Understanding the interaction between transition metal doping and ligand atoms of ZnS and ZnO monolayers to promote the CO reduction reaction

Single-atom catalysts (SACs) obtained by doping transition metal (TM) atoms into stable monolayers are a promising way to improve the CO 2 reduction reaction (CRR) performance. In this work, we theoretically investigated the effect of ligand atoms around the doped TM (TM = Sc, Ti, V, Cr, Mn, Fe, Co, Ni, and Cu) in ZnO and ZnS for promoting the CRR performance. We found that the ligand atoms around the TM can influence its oxidation state and the electronic properties of the SACs, thus affecting their CRR activity. Due to the smaller charge transfer between the TM and substrate for TM-ZnS compared to TM-ZnO, the TM binding is weaker for the former. In addition, the more negatively charged oxygen ligand atoms in TM-ZnO interact with reaction intermediates, resulting in CRR products with less electron transfer. Pristine ZnS and ZnO monolayers can produce HCOOH but require a high limiting potential ( U L ) of about −1.2 V. Doping with TMs can reduce U L compared to the pristine surface.
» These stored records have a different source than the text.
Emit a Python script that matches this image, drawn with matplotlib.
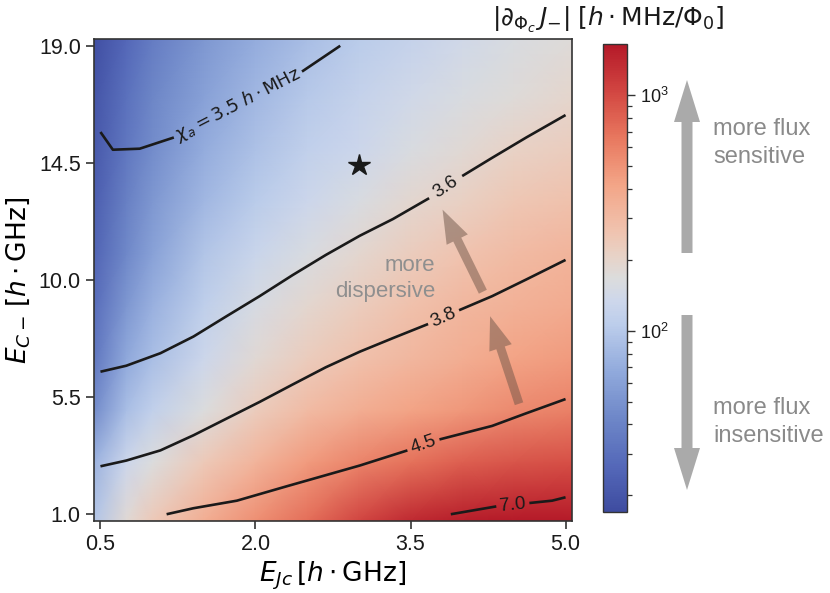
import numpy as np
import matplotlib
matplotlib.use('Agg')
import matplotlib.pyplot as plt
from matplotlib.colors import LogNorm, LinearSegmentedColormap
from matplotlib.patches import FancyArrow
from matplotlib.ticker import FormatStrFormatter

plt.rcParams['font.family'] = ['Liberation Sans', 'DejaVu Sans']
plt.rcParams['mathtext.fontset'] = 'dejavusans'

# sample nodes of the background map (E_Jc columns, E_C- rows), h*GHz
ej_nodes = [0.4375, 0.75, 1.0, 1.5, 2.0, 2.5, 3.0, 3.5, 4.0, 4.5, 5.0625]
ec_nodes = [0.75, 3.0, 5.0, 7.0, 9.0, 11.0, 13.0, 15.0, 17.0, 19.25]

log_dj = [
    [1.98, 2.26, 2.38, 2.56, 2.72, 2.86, 3.02, 3.14, 3.20, 3.22, 3.22],
    [1.88, 2.12, 2.22, 2.38, 2.52, 2.66, 2.76, 2.84, 2.92, 2.96, 2.98],
    [1.66, 1.94, 2.06, 2.22, 2.36, 2.48, 2.56, 2.62, 2.68, 2.74, 2.78],
    [1.52, 1.82, 1.94, 2.12, 2.26, 2.36, 2.44, 2.50, 2.56, 2.62, 2.66],
    [1.46, 1.72, 1.86, 2.04, 2.18, 2.28, 2.36, 2.44, 2.50, 2.54, 2.58],
    [1.40, 1.64, 1.78, 1.98, 2.10, 2.20, 2.28, 2.36, 2.42, 2.48, 2.52],
    [1.36, 1.58, 1.72, 1.90, 2.02, 2.12, 2.20, 2.28, 2.34, 2.40, 2.44],
    [1.32, 1.52, 1.66, 1.84, 1.96, 2.06, 2.12, 2.20, 2.26, 2.32, 2.36],
    [1.30, 1.48, 1.62, 1.78, 1.90, 2.00, 2.08, 2.14, 2.20, 2.24, 2.30],
    [1.26, 1.42, 1.56, 1.72, 1.84, 1.94, 2.02, 2.08, 2.14, 2.20, 2.24],
]

nan = np.nan
# chi_a contour lines (nan = gap where the label sits)
chi_lines = {
    r'$\chi_a = 3.5\;h\cdot\mathrm{MHz}$': (
        [0.50, 0.62, 0.88, 1.21, nan, 2.45, 2.82],
        [15.68, 15.00, 15.04, 15.47, nan, 18.00, 18.99]),
    '3.6': (
        [0.50, 0.75, 1.08, 1.40, 1.72, 2.04, 2.36, 2.68, 3.01, 3.33, 3.68, nan, 4.00, 4.29, 4.62, 5.00],
        [6.48, 6.71, 7.19, 7.83, 8.61, 9.38, 10.19, 10.96, 11.70, 12.34, 13.14, nan, 13.99, 14.69, 15.47, 16.33]),
    '3.8': (
        [0.50, 0.75, 1.08, 1.40, 1.72, 2.04, 2.36, 2.68, 3.01, 3.33, 3.67, nan, 3.97, 4.29, 4.62, 5.00],
        [2.85, 3.07, 3.46, 4.04, 4.68, 5.32, 5.99, 6.65, 7.25, 7.77, 8.31, nan, 8.84, 9.38, 10.02, 10.77]),
    '4.5': (
        [1.14, 1.40, 1.82, 2.30, 3.01, 3.47, nan, 3.78, 4.29, 4.61, 5.00],
        [1.01, 1.24, 1.53, 2.08, 2.88, 3.46, nan, 3.88, 4.40, 4.87, 5.43]),
    '7.0': (
        [3.89, 4.33, nan, 4.65, 4.87, 5.00],
        [1.01, 1.31, nan, 1.44, 1.53, 1.66]),
}

star_ej, star_ec = 3.0, 14.4

# "more dispersive" arrows: (tail, tip)
disp_arrows = [((4.20, 9.55), (3.81, 12.70)),
               ((4.55, 5.25), (4.27, 8.61))]

# muted coolwarm, as the reference colour bar shows it
cmap = LinearSegmentedColormap.from_list('muted_coolwarm', [
    (0.00, '#3e4ca0'), (0.10, '#5569b9'), (0.20, '#6e87c8'), (0.30, '#91aadc'),
    (0.40, '#bccdeb'), (0.45, '#cdd7eb'), (0.50, '#dcdcdc'), (0.55, '#e8d2c6'),
    (0.60, '#f0c3af'), (0.70, '#f3a587'), (0.80, '#e8785f'), (0.90, '#d24641'),
    (1.00, '#b41928')])

W, H = 830, 593
fig = plt.figure(figsize=(W / 100, H / 100), dpi=100)
ax = fig.add_axes([94 / W, 1 - 521 / H, 478 / W, 482 / H])
cax = fig.add_axes([603 / W, 1 - 512 / H, 24 / W, 468 / H])

mesh = ax.pcolormesh(ej_nodes, ec_nodes, 10 ** np.array(log_dj), shading='gouraud',
                     cmap=cmap, norm=LogNorm(vmin=17, vmax=1650))
ax.set_xlim(0.4375, 5.0625)
ax.set_ylim(0.75, 19.25)

for label, (xs, ys) in chi_lines.items():
    ax.plot(xs, ys, color='#1a1a1a', lw=1.9, solid_capstyle='butt')
    i = int(np.where(np.isnan(xs))[0][0])
    p0 = np.array([xs[i - 1], ys[i - 1]])
    p1 = np.array([xs[i + 1], ys[i + 1]])
    d0, d1 = ax.transData.transform([p0, p1])
    ang = np.degrees(np.arctan2(d1[1] - d0[1], d1[0] - d0[0]))
    fs = 13 if label.startswith('$') else 13.5
    ax.text((p0[0] + p1[0]) / 2, (p0[1] + p1[1]) / 2, label, rotation=ang,
            rotation_mode='anchor', ha='center', va='center', fontsize=fs,
            color='#1a1a1a')

ax.plot([star_ej], [star_ec], marker='*', ms=16, color='#1a1a1a', ls='none')

for tail, tip in disp_arrows:
    ax.annotate('', xy=tip, xytext=tail,
                arrowprops=dict(arrowstyle='simple,head_length=1.2,head_width=0.85,tail_width=0.32',
                                mutation_scale=20, color='#6e5548', alpha=0.5, lw=0,
                                shrinkA=0, shrinkB=0))
ax.text(3.74, 10.05, 'more\ndispersive', ha='right', va='center', multialignment='right',
        fontsize=16, color='#8f8f8f', linespacing=1.3)

ax.set_xticks([0.5, 2.0, 3.5, 5.0])
ax.set_yticks([1.0, 5.5, 10.0, 14.5, 19.0])
ax.xaxis.set_major_formatter(FormatStrFormatter('%.1f'))
ax.yaxis.set_major_formatter(FormatStrFormatter('%.1f'))
ax.tick_params(direction='out', length=6, width=1.2, color='#333333',
               labelsize=15.5, labelcolor='#1a1a1a')
for s in ax.spines.values():
    s.set_color('#333333')
    s.set_linewidth(1.2)
ax.set_xlabel(r'$E_{Jc}\,[h\cdot\mathrm{GHz}]$', fontsize=19, labelpad=3)
ax.set_ylabel(r'$E_{C-}\,[h\cdot\mathrm{GHz}]$', fontsize=19, labelpad=5)

cb = fig.colorbar(mesh, cax=cax)
cb.outline.set_edgecolor('#333333')
cb.outline.set_linewidth(1.0)
cax.tick_params(which='major', length=6, width=1.0, color='#333333',
                labelsize=13, labelcolor='#1a1a1a')
cax.tick_params(which='minor', length=3.5, width=0.9, color='#333333')
fig.text(608 / W, 1 - 20 / H,
         r'$|\partial_{\Phi_c}\,J_{-}|\;[h\cdot\mathrm{MHz}/\Phi_0]$',
         ha='center', va='center', fontsize=18, color='#1a1a1a')

# flux sensitivity arrows to the right of the colour bar (pixel overlay)
ov = fig.add_axes([0, 0, 1, 1])
ov.set_xlim(0, W)
ov.set_ylim(H, 0)
ov.axis('off')
ov.add_patch(FancyArrow(687, 253, 0, -173, width=11, head_width=26, head_length=42,
                        length_includes_head=True, color='#aaaaaa', lw=0))
ov.add_patch(FancyArrow(687, 315, 0, 175, width=11, head_width=26, head_length=42,
                        length_includes_head=True, color='#aaaaaa', lw=0))
ov.text(713, 143, 'more flux\nsensitive', ha='left', va='center', fontsize=17,
        color='#8a8a8a', linespacing=1.3)
ov.text(713, 422, 'more flux\ninsensitive', ha='left', va='center', fontsize=17,
        color='#8a8a8a', linespacing=1.3)

fig.savefig('out.png', dpi=100)
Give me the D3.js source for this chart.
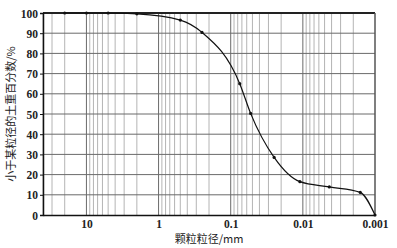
<!DOCTYPE html>
<html>
<head>
<meta charset="utf-8">
<script src="https://cdn.jsdelivr.net/npm/d3@7"></script>
<style>
  body { margin: 0; background: #fff; }
  svg { display: block; }
</style>
</head>
<body>
<svg id="chart" width="397" height="248"></svg>
<script>
// grain size (mm) and percent finer
var sizes = [20, 10, 5, 2, 0.5, 0.25, 0.075, 0.053, 0.025, 0.011, 0.0043, 0.0016, 0.001];
var finer = [100, 100, 100, 99.6, 96.5, 90.4, 65, 50.3, 28.5, 16.5, 13.9, 11.2, 0];
var xTicks = [10, 1, 0.1, 0.01, 0.001];
var xTickLabels = ["10", "1", "0.1", "0.01", "0.001"];
var yTicks = [0, 10, 20, 30, 40, 50, 60, 70, 80, 90, 100];

const margin = {top: 13, right: 22, bottom: 33, left: 43};
const width = 397 - margin.left - margin.right;
const height = 248 - margin.top - margin.bottom;

var svg = d3.select("#chart");
var g = svg.append("g").attr("transform", "translate(" + margin.left + "," + margin.top + ")");

const xscale = d3.scaleLog().domain([40, 0.001]).range([0, width]);
const yscale = d3.scaleLinear().domain([0, 100]).range([height, 0]);

// minor vertical grid lines (2..9 in each decade)
var minor = [];
[10, 1, 0.1, 0.01, 0.001].forEach(function(d){
    for (var k = 2; k <= 9; k++) {
        var v = d * k;
        if (v <= 40 && v > 0.001) minor.push(v);
    }
});

g.selectAll(".minor")
    .data(minor)
    .enter()
    .append("line")
    .attr("x1", d => xscale(d)).attr("x2", d => xscale(d))
    .attr("y1", 0).attr("y2", height)
    .attr("stroke", "#b4b4b4")
    .attr("stroke-width", 1);

g.selectAll(".major")
    .data(xTicks.slice(0, 4))
    .enter()
    .append("line")
    .attr("x1", d => xscale(d)).attr("x2", d => xscale(d))
    .attr("y1", 0).attr("y2", height)
    .attr("stroke", "#6a6a6a")
    .attr("stroke-width", 1);

g.selectAll(".hgrid")
    .data(yTicks.slice(1, 10))
    .enter()
    .append("line")
    .attr("x1", 0).attr("x2", width)
    .attr("y1", d => yscale(d)).attr("y2", d => yscale(d))
    .attr("stroke", "#6a6a6a")
    .attr("stroke-width", 1);

// frame
g.append("line").attr("x1", 0).attr("x2", width).attr("y1", 0).attr("y2", 0)
    .attr("stroke", "#222").attr("stroke-width", 2);
g.append("line").attr("x1", width).attr("x2", width).attr("y1", 0).attr("y2", height)
    .attr("stroke", "#555").attr("stroke-width", 1.5);

// axes
var yAxis = d3.axisLeft(yscale).tickValues(yTicks).tickSize(3).tickFormat(d3.format("d"));
var xAxis = d3.axisBottom(xscale).tickValues(xTicks).tickSize(0)
    .tickFormat((d, i) => xTickLabels[i]);

var ya = g.append("g").call(yAxis);
var xa = g.append("g").attr("transform", "translate(0," + height + ")").call(xAxis);

[ya, xa].forEach(function(a){
    a.select(".domain").attr("stroke", "#111").attr("stroke-width", 1.5);
    a.selectAll(".tick line").attr("stroke", "#111");
    a.selectAll("text")
        .attr("fill", "#222")
        .style("font-family", "'Liberation Serif', 'DejaVu Serif', serif")
        .style("font-weight", "bold")
        .style("font-size", "11.5px");
});
ya.selectAll("text").attr("x", -5).attr("dy", "0.35em");
xa.selectAll("text").attr("y", 5);

// curve
var pts = sizes.map((d, i) => ({x: d, y: finer[i]}));
var line = d3.line()
    .x(d => xscale(d.x))
    .y(d => yscale(d.y))
    .curve(d3.curveMonotoneX);

g.append("path")
    .datum(pts)
    .attr("d", line)
    .attr("fill", "none")
    .attr("stroke", "#111")
    .attr("stroke-width", 1.2);

g.selectAll("circle")
    .data(pts)
    .enter()
    .append("circle")
    .attr("cx", d => xscale(d.x))
    .attr("cy", d => yscale(d.y))
    .attr("r", 1.6)
    .attr("fill", "#111");

// titles
svg.append("text")
    .attr("x", margin.left + width / 2)
    .attr("y", 243)
    .attr("text-anchor", "middle")
    .attr("fill", "#222")
    .style("font-family", "'Noto Sans CJK SC', sans-serif")
    .style("font-size", "11px")
    .text("颗粒粒径/mm");

svg.append("text")
    .attr("transform", "translate(15," + (margin.top + height / 2) + ") rotate(-90)")
    .attr("text-anchor", "middle")
    .attr("fill", "#222")
    .style("font-family", "'Noto Sans CJK SC', sans-serif")
    .style("font-size", "11px")
    .text("小于某粒径的土重百分数/%");
</script>
</body>
</html>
At the same time, the ligand can alter the preferred CRR pathway and product selectivity. We found that Mn-ZnS is selective to the CH 4 product with a U L of only −0.29 V, which is a nearly 1 V improvement in the U L compared to ZnS. The product selectivity of the CO 2 reduction reaction occurring on transition metal-doped ZnS monolayers was theoretically studied.